If there is one area where women get a better deal, it could be in osteoporosis treatment. An Australian researcher says that while there have been significant advances in the treatment and prevention of fractures from osteoporosis in Australian women, the same is not true of men.
"Our findings using the Geelong Osteoporosis Study data reveal that only one quarter of men who are eligible for osteoporosis treatment after a bone fracture actually commence treatment," said PhD candidate Renée Otmar, who is working in the Epidemiology and Biostatistics Unit at Geelong Hospital, a partnership between Barwon Health and Deakin University's School of Medicine.
"Essentially osteoporosis continues to be under-diagnosed and under-treated, particularly in men.
"A total of 109 men who had sustained a bone fracture between July 2006 and December 2007 were identified from hospital X-Ray reports.

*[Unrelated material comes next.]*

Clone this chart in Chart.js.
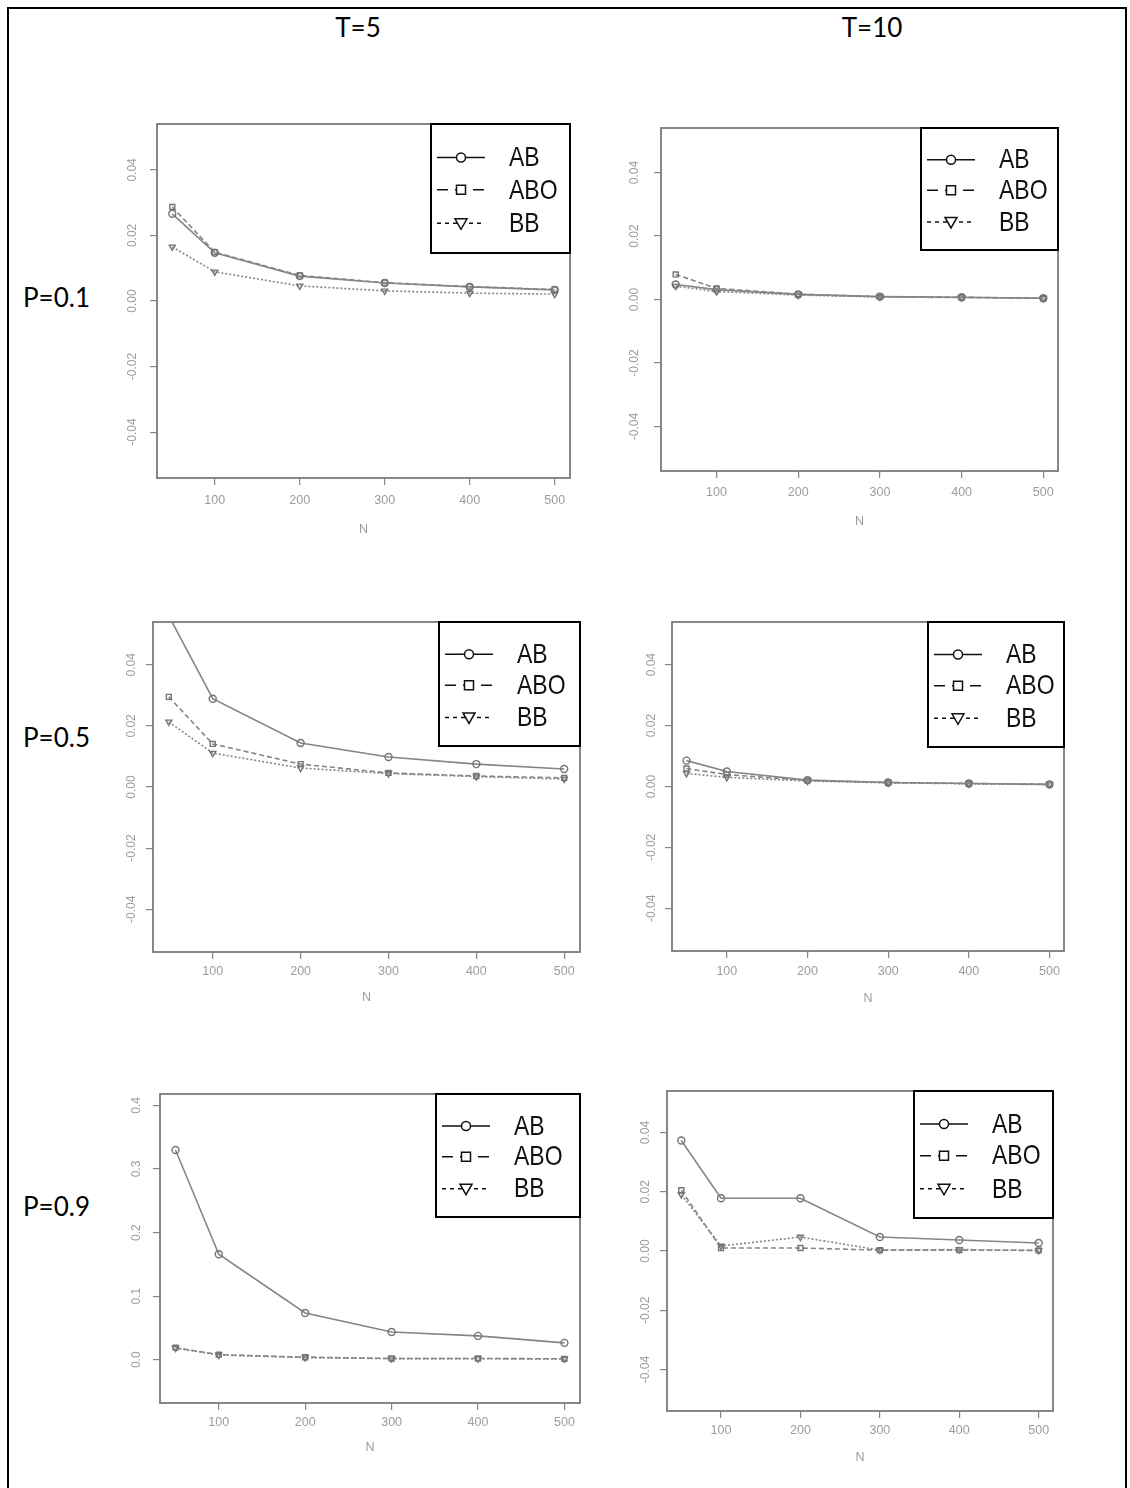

"The men themselves were not aware they had osteoporosis, even if they had visited their GP recently.
"As part of our survey, we sent a questionnaire to the eligible participants approximately 12 months after the discovery of their fracture asking about medications prescribed for osteoporosis/fracture/low bone mass' before and after their fracture."

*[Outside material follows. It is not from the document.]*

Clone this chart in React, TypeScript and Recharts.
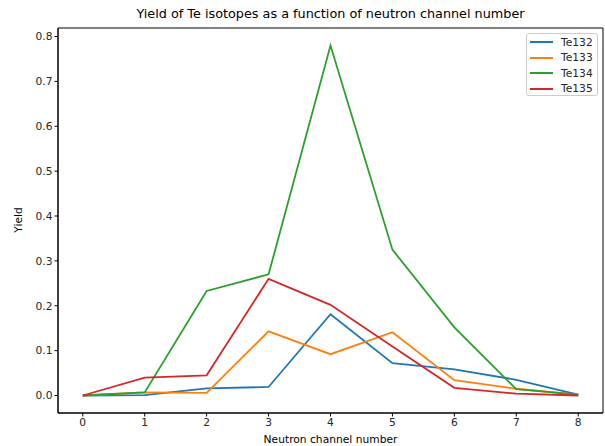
import React from "react";
import { LineChart, Line, XAxis, YAxis, ReferenceArea } from "recharts";

const channels = [0, 1, 2, 3, 4, 5, 6, 7, 8];
const te132 = [0.0, 0.001, 0.016, 0.019, 0.181, 0.072, 0.058, 0.035, 0.002];
const te133 = [0.0, 0.007, 0.006, 0.143, 0.092, 0.141, 0.034, 0.015, 0.002];
const te134 = [0.0, 0.007, 0.233, 0.270, 0.780, 0.325, 0.152, 0.014, 0.002];
const te135 = [0.0, 0.040, 0.045, 0.260, 0.202, 0.109, 0.017, 0.004, 0.0];
const xTicks = [0, 1, 2, 3, 4, 5, 6, 7, 8];
const yTicks = [0, 0.1, 0.2, 0.3, 0.4, 0.5, 0.6, 0.7, 0.8];

const series = [
  { key: "Te132", values: te132, color: "#1f77b4" },
  { key: "Te133", values: te133, color: "#ff7f0e" },
  { key: "Te134", values: te134, color: "#2ca02c" },
  { key: "Te135", values: te135, color: "#d62728" },
];

const data = channels.map((c, i) => {
  const row: any = { x: c };
  series.forEach((s) => (row[s.key] = s.values[i]));
  return row;
});

const FONT = "'DejaVu Sans', sans-serif";
const tickStyle = { fontSize: 10.7, fill: "#262626", fontFamily: FONT };

const LegendBox = () => (
  <div
    style={{
      position: "absolute",
      left: 526,
      top: 33,
      width: 72,
      height: 63,
      boxSizing: "border-box",
      border: "1px solid #cccccc",
      borderRadius: 3,
      background: "rgba(255,255,255,0.8)",
      fontFamily: FONT,
      fontSize: 10.7,
      color: "#262626",
    }}
  >
    {series.map((s, i) => (
      <div
        key={s.key}
        style={{ position: "absolute", left: 3, top: 1 + i * 15.6, display: "flex", alignItems: "center", height: 14 }}
      >
        <div style={{ width: 23, height: 2, background: s.color, marginRight: 8 }} />
        <span>{s.key}</span>
      </div>
    ))}
  </div>
);

export default function App() {
  return (
    <div style={{ position: "absolute", left: 0, top: 0, width: 605, height: 446, background: "#fff" }}>
      <div
        style={{
          position: "absolute",
          left: 58,
          width: 545,
          top: 6,
          textAlign: "center",
          fontFamily: FONT,
          fontSize: 12.8,
          color: "#000",
        }}
      >
        Yield of Te isotopes as a function of neutron channel number
      </div>
      <div
        style={{
          position: "absolute",
          left: 58,
          width: 545,
          top: 433,
          textAlign: "center",
          fontFamily: FONT,
          fontSize: 10.7,
          color: "#000",
        }}
      >
        Neutron channel number
      </div>
      <div
        style={{
          position: "absolute",
          left: 18,
          top: 220,
          transform: "translate(-50%, -50%) rotate(-90deg)",
          fontFamily: FONT,
          fontSize: 10.7,
          color: "#000",
        }}
      >
        Yield
      </div>
      <LineChart
        width={605}
        height={446}
        data={data}
        margin={{ top: 28, right: 2, bottom: 3, left: 0 }}
      >
        <XAxis
          dataKey="x"
          type="number"
          domain={[-0.4, 8.4]}
          ticks={xTicks}
          tick={tickStyle}
          tickLine={{ stroke: "#000" }}
          tickSize={3.5}
          axisLine={{ stroke: "#000" }}
          allowDataOverflow
          height={30}
          interval={0}
        />
        <YAxis
          type="number"
          domain={[-0.039, 0.819]}
          ticks={yTicks}
          tick={tickStyle}
          tickFormatter={(v: number) => v.toFixed(1)}
          tickLine={{ stroke: "#000" }}
          tickSize={3.5}
          axisLine={{ stroke: "#000" }}
          allowDataOverflow
          width={58}
          interval={0}
        />
        <ReferenceArea
          x1={-0.4}
          x2={8.4}
          y1={-0.039}
          y2={0.819}
          fill="none"
          stroke="#000"
          strokeWidth={1}
          ifOverflow="visible"
        />
        {series.map((s) => (
          <Line
            key={s.key}
            dataKey={s.key}
            stroke={s.color}
            strokeWidth={1.8}
            dot={false}
            isAnimationActive={false}
            type="linear"
          />
        ))}
      </LineChart>
      <LegendBox />
    </div>
  );
}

Among men aged 50 years and older who had sustained a fracture, 76 per cent remained untreated.
"What this is really telling us is that we still need more research into osteoporosis, but particularly in men," Ms Otmar said.
"We also need to encourage GPs to think about osteoporosis when patients come to them with fragility fractures.
"The more awareness there is about osteoporosis the better and, of course, the greater opportunities for prevention," she said
"People need to have a healthy and active lifestyle to reduce the potential for osteoporosis.
"They need adequate calcium in their diet and Vitamin D, mainly from the sun.
"Exercise, particularly weight-bearing exercise, is also recommended."